En France, en 2020, les trois seules femmes rabbins appartiennent au courant libéral qui n’est pas reconnu par le Consistoire, instance officielle. Dans le catholicisme, la dissidence féministe et les ordinations militantes de femmes se heurtent à un pouvoir masculin sans faille, même si le fonctionnement des paroisses repose de plus en plus sur des femmes. Des stages de masculinité tentent de rallier davantage d’hommes confortés dans l’idée d’une crise identitaire de la masculinité que seul le catholicisme pourrait résoudre.
L’islam européen très divers et non centralisé est lui aussi traversé par nombre de débats sur le genre, brouillés par les conflits internationaux. Le plus vif concerne le foulard islamique dont le port s’est répandu à partir des années 1990, promu par des courants fondamentalistes, tandis que certaines jeunes filles le choisissent comme un signe identitaire polysémique. Les autorités religieuses restent conservatrices sur les questions de genre mais des féminismes musulmans très minoritaires et quelques groupes inclusifs proposent de nouvelles articulations entre islam et égalité de genre en lien avec un combat contre les discriminations et le racisme. De rares femmes imames, comme Sherin Khankan (1974-) au Danemark, Kahina Bahloul (1979-) en France, symbolisent un espoir de changement malgré leur marginalisation.

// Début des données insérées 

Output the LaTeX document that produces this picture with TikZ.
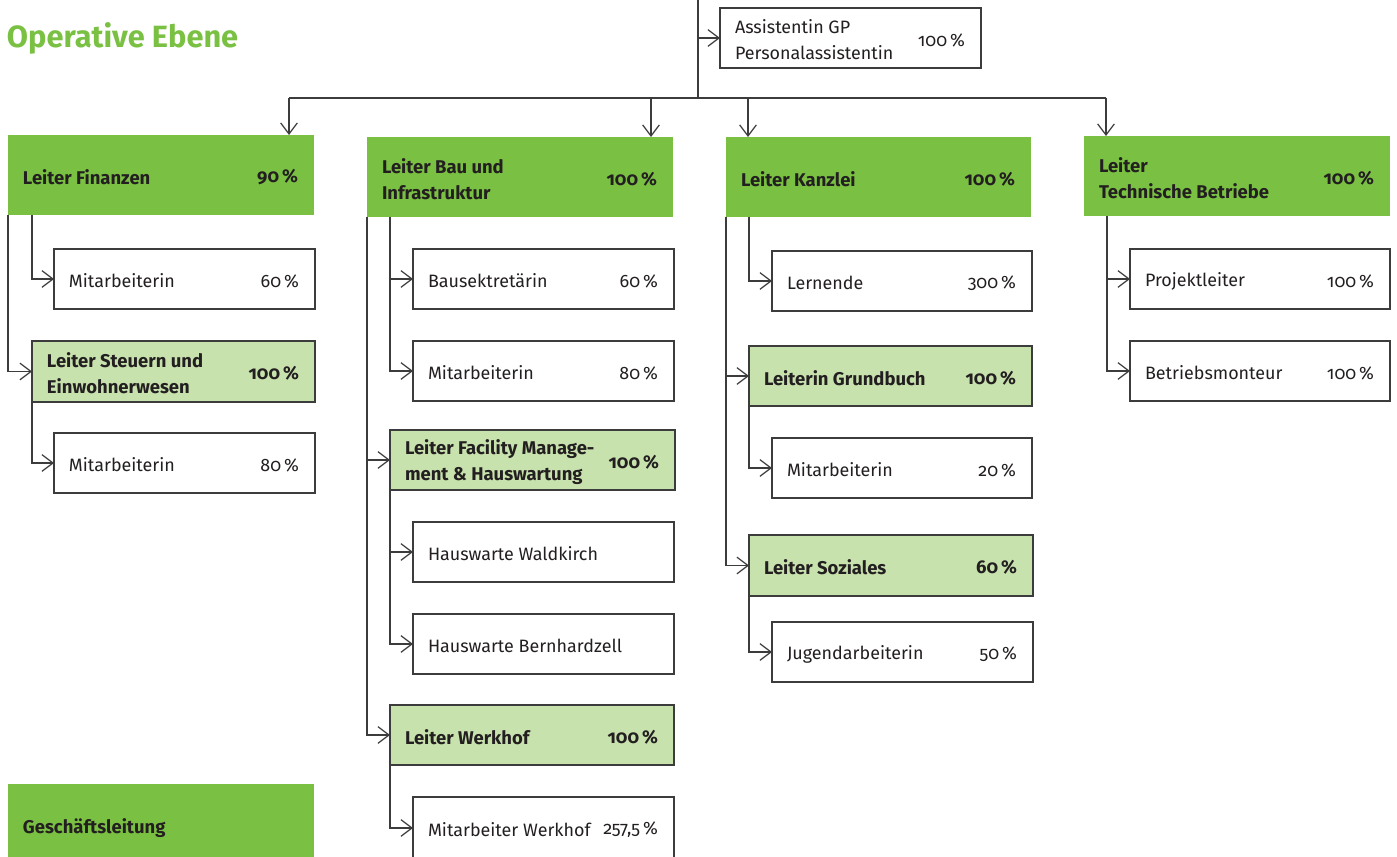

En progression dans chaque confession, les féminismes religieux sont animés par la même volonté de relire les textes, changer les règles de droit religieux, intégrer les femmes à égalité et dans certains cas les homosexuels. L’analyse des questions de genre dans le domaine du religieux révèle ainsi une tension de plus en plus forte entre libertés de genre et engagements religieux dans une Europe dont la sécularisation s’accroît mais reste néanmoins une exception au plan international.